How to Connect Remote Workers Thru Your Phone System
It’s important that your remote workers are accessible to your callers.
If you have a mobile workforce, employ Work-at-Home Personnel, or you have satellite offices, it's important to tie all your workers together in a unified phone system.
Some PBX phone systems allow programming extensions to route calls to outside phone numbers. If you have that feature, create extensions for all remote personnel who need to be accessible.
Proper Use of Extension Cellphones
If your remote personnel are not at specific locations, they probably are still using cellphones. You can program the phone system’s extensions to route calls to their cellphones. A caller who dials their extension will get connected via the cell phone without even knowing that they are not physically in the office.
However, you may want to consider the fact that missed calls left in voice mail may not be picked up and returned in a timely manner. A solution is to disable call screening and let all calls drop into their cellphone's voice mail if there is no answer. The benefit is that they will not have to check for messages in two places. They just need to check the cellphone, which probably has a message-waiting signal to indicate a missed call.
Note that the caller will hear the personal greeting on the cellphone if there is no answer. So the greeting has to relate to the business if this method is used.
Proper planning is required, but he final result will make a great impression on your callers when they find it easy to get in touch with the appropriate personnel to achieve what they have intended. This benefits both you and your clients in a positive way.
Making a Phone System Handle Your Needs
You'll want to consider the flexibility of use and how your callers will be able to get the most benefit from your custom automated attendant menu.
You should decide which features to use and how to implement them correctly.

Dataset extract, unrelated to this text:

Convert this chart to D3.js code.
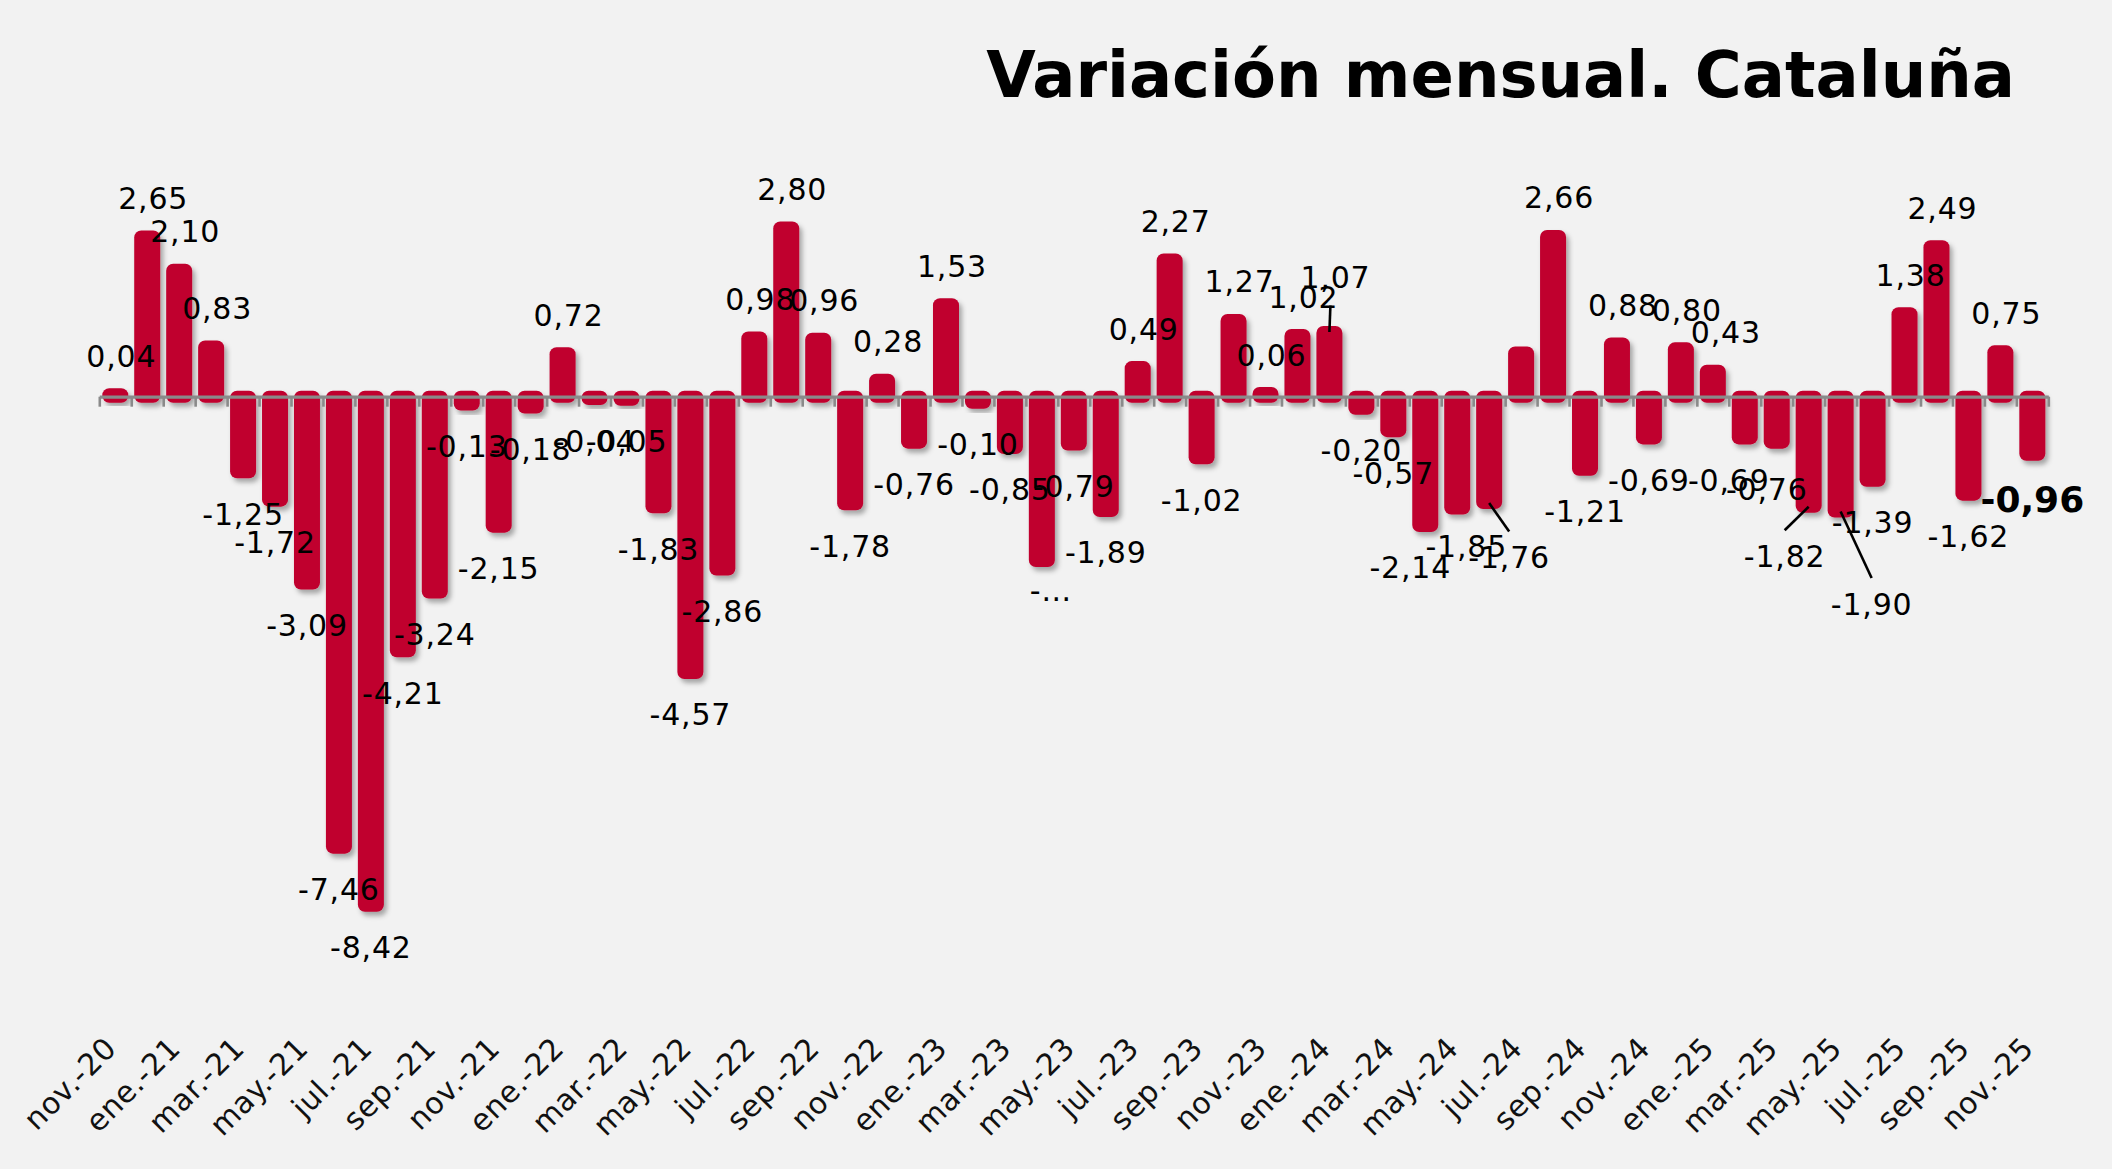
<!DOCTYPE html>
<html>
<head>
<meta charset="utf-8">
<script src="https://cdn.jsdelivr.net/npm/d3@7"></script>
<style>
  body { margin: 0; background: #f2f2f2; }
  text { font-family: "DejaVu Sans", Verdana, sans-serif; }
</style>
</head>
<body>
<script>
var w = 2112;
var h = 1169;

// months nov-20 .. nov-25
var months = [
  "nov.-20", "dic.-20",
  "ene.-21", "feb.-21", "mar.-21", "abr.-21", "may.-21", "jun.-21",
  "jul.-21", "ago.-21", "sep.-21", "oct.-21", "nov.-21", "dic.-21",
  "ene.-22", "feb.-22", "mar.-22", "abr.-22", "may.-22", "jun.-22",
  "jul.-22", "ago.-22", "sep.-22", "oct.-22", "nov.-22", "dic.-22",
  "ene.-23", "feb.-23", "mar.-23", "abr.-23", "may.-23", "jun.-23",
  "jul.-23", "ago.-23", "sep.-23", "oct.-23", "nov.-23", "dic.-23",
  "ene.-24", "feb.-24", "mar.-24", "abr.-24", "may.-24", "jun.-24",
  "jul.-24", "ago.-24", "sep.-24", "oct.-24", "nov.-24", "dic.-24",
  "ene.-25", "feb.-25", "mar.-25", "abr.-25", "may.-25", "jun.-25",
  "jul.-25", "ago.-25", "sep.-25", "oct.-25", "nov.-25"
];

var values = [
  0.04, 2.65,
  2.10, 0.83, -1.25, -1.72, -3.09, -7.46, -8.42, -4.21, -3.24, -0.13, -2.15, -0.18,
  0.72, -0.04, -0.05, -1.83, -4.57, -2.86, 0.98, 2.80, 0.96, -1.78, 0.28, -0.76,
  1.53, -0.10, -0.85, -2.72, -0.79, -1.89, 0.49, 2.27, -1.02, 1.27, 0.06, 1.02,
  1.07, -0.20, -0.57, -2.14, -1.85, -1.76, 0.73, 2.66, -1.21, 0.88, -0.69, 0.80,
  0.43, -0.69, -0.76, -1.82, -1.90, -1.39, 1.38, 2.49, -1.62, 0.75, -0.96
];

// every other month gets an axis label
var tickLabels = months.filter(function(d, i){ return i % 2 === 0; });

// label text that differs from the value (cut or hidden in the original)
var labelOverride = { 29: "-\u2026", 44: "" };
// labels that were pushed away from their bar, [dx, dy]
var labelNudge = {
  29: [9, -13], 38: [0, -17], 41: [-15, 0], 42: [9, -4], 43: [20, 13],
  50: [7, 0], 51: [-16, 0], 52: [-10, 5], 53: [-24, 8], 54: [31, 51]
};
var leaderLines = [38, 43, 53, 54];

var red = "#c0002f";
var fmt = d3.format(".2f");

var xScale = d3.scaleBand()
  .domain(months)
  .range([99.3, 2048.3])
  .paddingInner(0.186)
  .paddingOuter(0.093);

var yScale = d3.scaleLinear()
  .domain([-9, 3])
  .range([396.7 + 9 * 60.45, 396.7 - 3 * 60.45]);

var tickScale = d3.scaleLinear()
  .domain([0, months.length])
  .range(xScale.range());

var svg = d3.select("body")
  .append("svg")
  .attr("width", w)
  .attr("height", h);

svg.append("rect")
  .attr("width", w)
  .attr("height", h)
  .attr("fill", "#f2f2f2");

var filter = svg.append("defs").append("filter")
  .attr("id", "shadow")
  .attr("x", "-30%").attr("y", "-10%")
  .attr("width", "160%").attr("height", "130%");
filter.append("feDropShadow")
  .attr("dx", 3)
  .attr("dy", 4)
  .attr("stdDeviation", 2.5)
  .attr("flood-color", "#000")
  .attr("flood-opacity", 0.32);

// title
svg.append("text")
  .attr("x", 2015)
  .attr("y", 97)
  .attr("text-anchor", "end")
  .attr("font-size", "64px")
  .attr("font-weight", "bold")
  .attr("fill", "#000")
  .text("Variación mensual. Cataluña");

// bars (rounded, overshooting the baseline a little)
var cap = 6;
svg.append("g")
  .selectAll("rect")
  .data(values)
  .enter()
  .append("rect")
  .attr("x", function(d, i){ return xScale(months[i]); })
  .attr("width", xScale.bandwidth())
  .attr("y", function(d){ return yScale(Math.max(d, 0)) - cap; })
  .attr("height", function(d){ return Math.abs(yScale(d) - yScale(0)) + 2 * cap; })
  .attr("rx", 7)
  .attr("fill", red)
  .attr("filter", "url(#shadow)");

// axis at zero with ticks between bars
var xAxis = d3.axisBottom(tickScale)
  .tickValues(d3.range(months.length + 1))
  .tickFormat("")
  .tickSize(10)
  .tickSizeOuter(0);

var axisG = svg.append("g")
  .attr("transform", "translate(0," + yScale(0) + ")")
  .call(xAxis);
axisG.select(".domain")
  .attr("stroke", "#8a8a8a")
  .attr("stroke-width", 3.2);
axisG.selectAll(".tick line")
  .attr("stroke", "#8a8a8a")
  .attr("stroke-width", 2.6);

// category labels
svg.append("g")
  .selectAll("text")
  .data(tickLabels)
  .enter()
  .append("text")
  .attr("transform", function(d){
    var x = xScale(d) + xScale.bandwidth() / 2 + 3;
    return "translate(" + x + ",1050) rotate(-45)";
  })
  .attr("text-anchor", "end")
  .attr("font-size", "30px")
  .attr("letter-spacing", "0.6px")
  .attr("fill", "#111")
  .text(function(d){ return d; });

// data labels
var last = values.length - 1;
var labels = values.map(function(v, i){
  var cx = xScale(months[i]) + xScale.bandwidth() / 2;
  var nudge = labelNudge[i] || [0, 0];
  var txt = labelOverride[i] !== undefined ? labelOverride[i]
    : fmt(v).replace("\u2212", "-").replace(".", ",");
  var bold = i === last;
  var capH = bold ? 26.2 : 21.9;
  var lx, ly;
  if (v >= 0) {
    lx = cx + 6;
    ly = yScale(v) - 27.5;
  } else {
    lx = cx;
    ly = yScale(v) + cap + (bold ? 25.5 : 24.5) + capH;
  }
  return { i: i, v: v, cx: cx, x: lx + nudge[0], y: ly + nudge[1], text: txt, bold: bold, capH: capH };
});

// leader lines
svg.append("g")
  .selectAll("line")
  .data(labels.filter(function(d){ return leaderLines.indexOf(d.i) >= 0; }))
  .enter()
  .append("line")
  .attr("x1", function(d){ return d.cx; })
  .attr("y1", function(d){ return yScale(d.v); })
  .attr("x2", function(d){ return d.v >= 0 ? d.x - 5 : d.x; })
  .attr("y2", function(d){ return d.v >= 0 ? d.y + 18 : d.y - d.capH - 15; })
  .attr("stroke", "#000")
  .attr("stroke-width", 2.6);

svg.append("g")
  .selectAll("text")
  .data(labels)
  .enter()
  .append("text")
  .attr("x", function(d){ return d.x; })
  .attr("y", function(d){ return d.y; })
  .attr("text-anchor", "middle")
  .attr("font-size", function(d){ return d.bold ? "36px" : "30px"; })
  .attr("font-weight", function(d){ return d.bold ? "bold" : "normal"; })
  .attr("letter-spacing", function(d){ return d.bold ? "0px" : "0.8px"; })
  .attr("fill", "#000")
  .text(function(d){ return d.text; });
</script>
</body>
</html>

You don’t want to create a situation where a feature of the phone system interferes with services you may be using from your phone company.
Here is a quick rundown of some common features and how to use them.

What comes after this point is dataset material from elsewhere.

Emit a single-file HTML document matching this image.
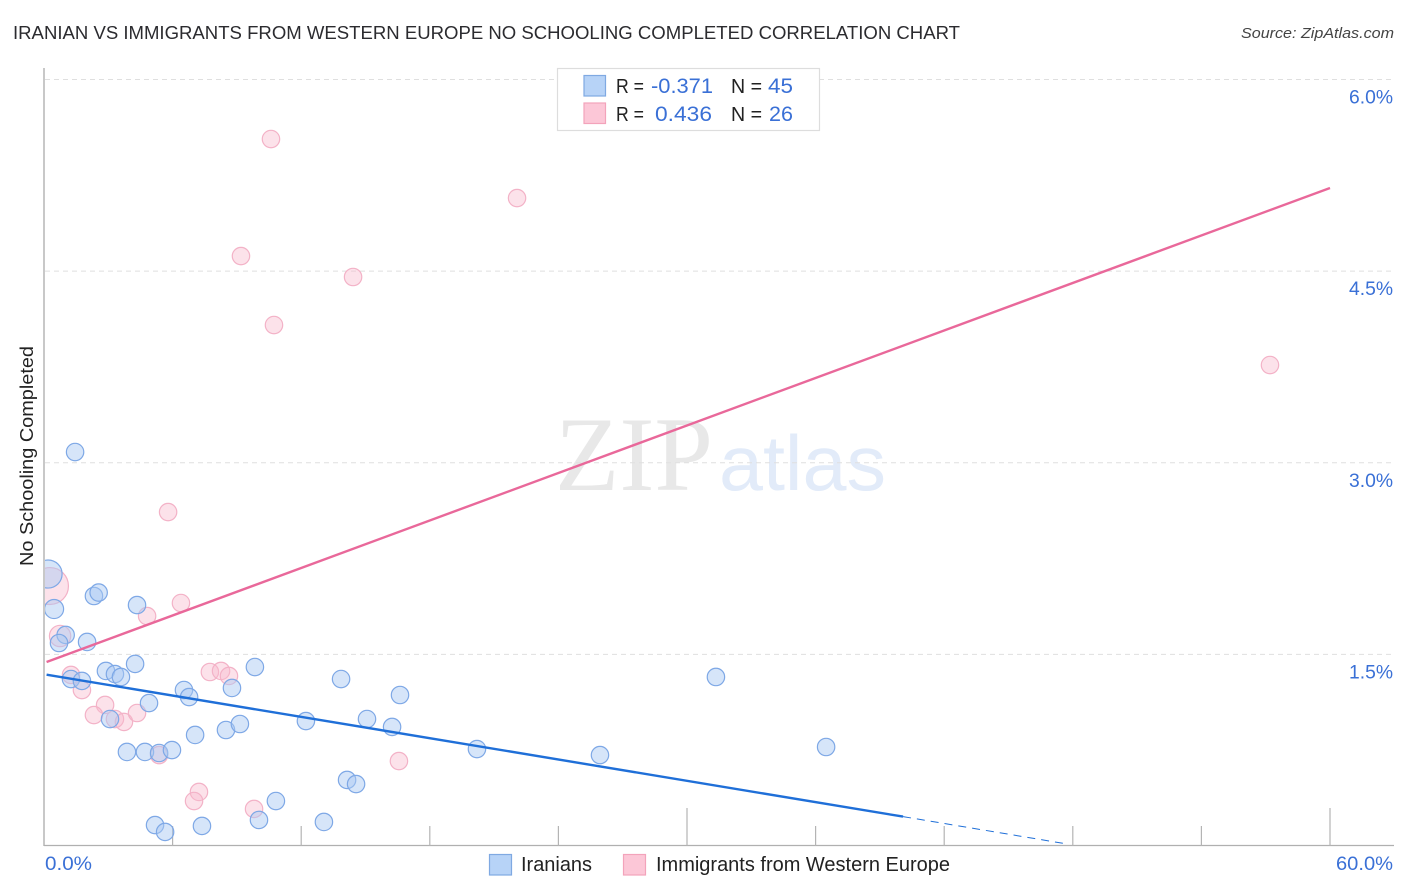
<!DOCTYPE html>
<html lang="en">
<head>
<meta charset="utf-8">
<title>Iranian vs Immigrants from Western Europe No Schooling Completed Correlation Chart</title>
<style>
html,body{margin:0;padding:0;background:#fff;}
svg{display:block;font-family:"Liberation Sans",sans-serif;}
</style>
</head>
<body>
<svg id="chart" xmlns="http://www.w3.org/2000/svg" width="1406" height="892" viewBox="0 0 1406 892">
  <defs><clipPath id="plot-clip"><rect x="45" y="60" width="1349" height="785"/></clipPath></defs>
  <rect x="0" y="0" width="1406" height="892" fill="#ffffff"/>
  <text x="13" y="39" font-size="18.5" fill="#2b2b2f" textLength="947" lengthAdjust="spacingAndGlyphs">IRANIAN VS IMMIGRANTS FROM WESTERN EUROPE NO SCHOOLING COMPLETED CORRELATION CHART</text>
  <text x="1241" y="38" font-size="15" font-style="italic" fill="#444" textLength="153" lengthAdjust="spacingAndGlyphs">Source: ZipAtlas.com</text>
  <g>
    <text x="555" y="490" font-family="'Liberation Serif',serif" font-size="106" fill="#e8e8e8" textLength="158" lengthAdjust="spacingAndGlyphs">ZIP</text>
    <text x="719" y="490" font-size="78" fill="#e2ebf9" textLength="167" lengthAdjust="spacingAndGlyphs">atlas</text>
  </g>
  <g id="grid"></g>
  <g id="axes">
    <line x1="44" y1="68" x2="44" y2="846" stroke="#aaaaaa" stroke-width="1.3"/>
    <line x1="44" y1="845.5" x2="1394" y2="845.5" stroke="#b0b0b0" stroke-width="1.3"/>
  </g>
  <g id="x-ticks"></g>
  <g id="y-labels"></g>
  <g id="x-labels"></g>
  <g id="pink-points" clip-path="url(#plot-clip)"></g>
  <g id="blue-points" clip-path="url(#plot-clip)"></g>
  <g id="trends"></g>
  <text transform="translate(33,566) rotate(-90)" font-size="18.5" fill="#222" textLength="220" lengthAdjust="spacingAndGlyphs">No Schooling Completed</text>

  <g>
    <rect x="557.5" y="68.5" width="262" height="62" fill="#ffffff" stroke="#dddddd" stroke-width="1.2"/>
    <rect x="584" y="75.5" width="21.5" height="20.5" fill="#b7d3f7" stroke="#7fa9e2" stroke-width="1.2"/>
    <rect x="584" y="103" width="21.5" height="20.5" fill="#fcc7d7" stroke="#f3a3bb" stroke-width="1.2"/>
    <g font-size="20" fill="#222">
      <text x="616" y="93" textLength="28" lengthAdjust="spacingAndGlyphs">R =</text>
      <text x="616" y="121" textLength="28" lengthAdjust="spacingAndGlyphs">R =</text>
      <text x="731" y="93" textLength="31" lengthAdjust="spacingAndGlyphs">N =</text>
      <text x="731" y="121" textLength="31" lengthAdjust="spacingAndGlyphs">N =</text>
    </g>
    <g font-size="21" fill="#3a70d6">
      <text x="651" y="93" textLength="62" lengthAdjust="spacingAndGlyphs">-0.371</text>
      <text x="655" y="121" textLength="57" lengthAdjust="spacingAndGlyphs">0.436</text>
      <text x="768" y="93" textLength="25" lengthAdjust="spacingAndGlyphs">45</text>
      <text x="769" y="121" textLength="24" lengthAdjust="spacingAndGlyphs">26</text>
    </g>
  </g>

  <g>
    <g>
      <rect x="489.5" y="854.5" width="22" height="20.5" fill="#b7d3f7" stroke="#7fa9e2" stroke-width="1.2"/>
      <text x="521" y="871" font-size="20" fill="#222" textLength="71" lengthAdjust="spacingAndGlyphs">Iranians</text>
    </g>
    <g>
      <rect x="623.5" y="854.5" width="22" height="20.5" fill="#fcc7d7" stroke="#f3a3bb" stroke-width="1.2"/>
      <text x="656" y="871" font-size="20" fill="#222" textLength="294" lengthAdjust="spacingAndGlyphs">Immigrants from Western Europe</text>
    </g>
  </g>
</svg>
<script>
// Data values (percent)
const xTickValues = [6, 12, 18, 24, 30, 36, 42, 48, 54, 60];
const xMajorTicks = [30, 60];
const xLabelValues = [0, 60];
const xLabelTexts = ['0.0%', '60.0%'];
const yTickValues = [1.5, 3, 4.5, 6];
const yTickLabels = ['1.5%', '3.0%', '4.5%', '6.0%'];

const iraniansX = [0.19,0.47,2.33,2.55,4.34,1.01,0.70,2.01,4.25,2.89,3.31,3.59,1.26,1.77,9.84,6.53,6.77,8.77,4.90,3.08,7.05,8.49,9.14,3.87,4.71,5.37,5.97,5.18,5.65,7.37,10.03,10.82,1.45,13.86,16.61,15.07,16.24,12.22,20.20,14.14,14.56,13.06,25.94,31.35,36.49];
const iraniansY = [2.129,1.855,1.957,1.984,1.886,1.652,1.589,1.597,1.425,1.370,1.346,1.323,1.307,1.292,1.401,1.221,1.166,1.237,1.119,0.994,0.869,0.908,0.955,0.736,0.736,0.728,0.751,0.164,0.110,0.157,0.204,0.352,3.084,1.307,1.182,0.994,0.932,0.978,0.759,0.517,0.485,0.188,0.712,1.323,0.775];
const iraniansWeight = [2.6,1.2,1,1,1,1,1,1,1,1,1,1,1,1,1,1,1,1,1,1,1,1,1,1,1,1,1,1,1,1,1,1,1,1,1,1,1,1,1,1,1,1,1,1,1];

const immigrantsX = [0.28,0.75,6.39,4.81,1.26,1.77,2.85,2.33,3.31,3.73,4.34,7.74,8.26,8.63,5.37,7.23,7.00,9.80,16.56,10.59,22.07,9.19,14.42,10.73,57.20,5.79];
const immigrantsY = [2.035,1.644,1.902,1.800,1.339,1.221,1.104,1.025,0.994,0.971,1.041,1.362,1.370,1.331,0.712,0.423,0.352,0.290,0.665,5.534,5.072,4.618,4.454,4.078,3.765,2.614];
const immigrantsWeight = [4.5,1.5,1,1,1,1,1,1,1,1,1,1,1,1,1,1,1,1,1,1,1,1,1,1,1,1];

const iraniansTrendX = [0.12, 40.08];
const iraniansTrendY = [1.341, 0.230];
const iraniansExtrapX = [40.08, 47.73];
const iraniansExtrapY = [0.230, 0.016];
const immigrantsTrendX = [0.12, 60];
const immigrantsTrendY = [1.440, 5.151];

const NS = 'http://www.w3.org/2000/svg';
const xScale = v => 44 + v * 1286 / 60;
const yScale = v => 846 - v * 127.75;
const radius = w => 8.7 * Math.sqrt(w);

function make(tag, parentId, attrs, text) {
  const el = document.createElementNS(NS, tag);
  for (const k in attrs) el.setAttribute(k, attrs[k]);
  if (text !== undefined) el.textContent = text;
  document.getElementById(parentId).appendChild(el);
  return el;
}

yTickValues.forEach((v, i) => {
  const line = make('line', 'grid', {x1: 45, x2: 1393, y1: yScale(v), y2: yScale(v), stroke: '#dfdfdf', 'stroke-width': 1, 'stroke-dasharray': '5 4'});
  
  
  const label = make('text', 'y-labels', {x: 1349, y: yScale(v) + 24, 'font-size': 19, fill: '#3a70d6', textLength: 44, lengthAdjust: 'spacingAndGlyphs'}, yTickLabels[i]);
  
  
});

xTickValues.forEach(v => {
  const top = xMajorTicks.includes(v) ? 808 : 826;
  const tick = make('line', 'x-ticks', {x1: xScale(v), x2: xScale(v), y1: top, y2: 846, stroke: '#b4b4b4', 'stroke-width': 1.2});
  
  
});

xLabelValues.forEach((v, i) => {
  const px = i === 0 ? xScale(v) + 1 : xScale(v) + 6;
  const width = i === 0 ? 47 : 57;
  const label = make('text', 'x-labels', {x: px, y: 870, 'font-size': 19, fill: '#3a70d6', textLength: width, lengthAdjust: 'spacingAndGlyphs'}, xLabelTexts[i]);
  
  
});

immigrantsX.forEach((v, i) => {
  const c = make('circle', 'pink-points', {cx: xScale(v), cy: yScale(immigrantsY[i]), r: radius(immigrantsWeight[i]), fill: '#f9b9cd', 'fill-opacity': 0.42, stroke: '#f3b2c7', 'stroke-width': 1.2});
  
  
});

iraniansX.forEach((v, i) => {
  const c = make('circle', 'blue-points', {cx: xScale(v), cy: yScale(iraniansY[i]), r: radius(iraniansWeight[i]), fill: '#a9c9f2', 'fill-opacity': 0.48, stroke: '#7ea8e6', 'stroke-width': 1.2});
  
  
});

const t1 = make('line', 'trends', {x1: xScale(immigrantsTrendX[0]), y1: yScale(immigrantsTrendY[0]), x2: xScale(immigrantsTrendX[1]), y2: yScale(immigrantsTrendY[1]), stroke: '#e9689a', 'stroke-width': 2.4});


const t2 = make('line', 'trends', {x1: xScale(iraniansTrendX[0]), y1: yScale(iraniansTrendY[0]), x2: xScale(iraniansTrendX[1]), y2: yScale(iraniansTrendY[1]), stroke: '#1f6fd8', 'stroke-width': 2.4});


const t3 = make('line', 'trends', {x1: xScale(iraniansExtrapX[0]), y1: yScale(iraniansExtrapY[0]), x2: xScale(iraniansExtrapX[1]), y2: yScale(iraniansExtrapY[1]), stroke: '#1f6fd8', 'stroke-width': 1, 'stroke-dasharray': '8 6'});


</script>
</body>
</html>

It's also important to disable voicemail service from your phone company. Your phone system should do that for you. A good phone system should include voicemail for every phone extension.
That means that if any of your personnel are busy on the phone, their voicemail will take the message. Each phone extension should have its own mailbox with its own personal greeting capability.
If you have personnel at remote locations, you may want to allow callers, who dial their extension, to be transferred to their cell phones.
A good phone system should be able to handle various types of transfer features that your phone company provides. Such as three-way calling or transfer and release, which is a feature known as Centrex.
If you don't have any transfer capability with your phone company, then a decent phone system should still be able to transfer callers back out to another number by patching the call via two phone lines.
Instead of connecting the caller when answered, it first plays their name to the recipient. Then they can press a key to accept the call.
If a cell phone's voice mail answers, it will not send back a key-press and the caller will not be connected. Instead the caller will be taken back and dropped into the business system's voice mail that has the appropriate business-related greeting.
Test and Verify Your Configuration
Finally, when you have a new Automated System set up and programming is completed, be sure to call your own number, listen to your own company greeting, and try every option in the menu to be sure everything works as you expect.
You don't want your callers to run into something strange. You can catch it and have it corrected before your important callers find something wrong with the programming logic of your automated attendant.
Remember, your phone system is the first thing your customers and clients will experience when they call you. So make a good first impression.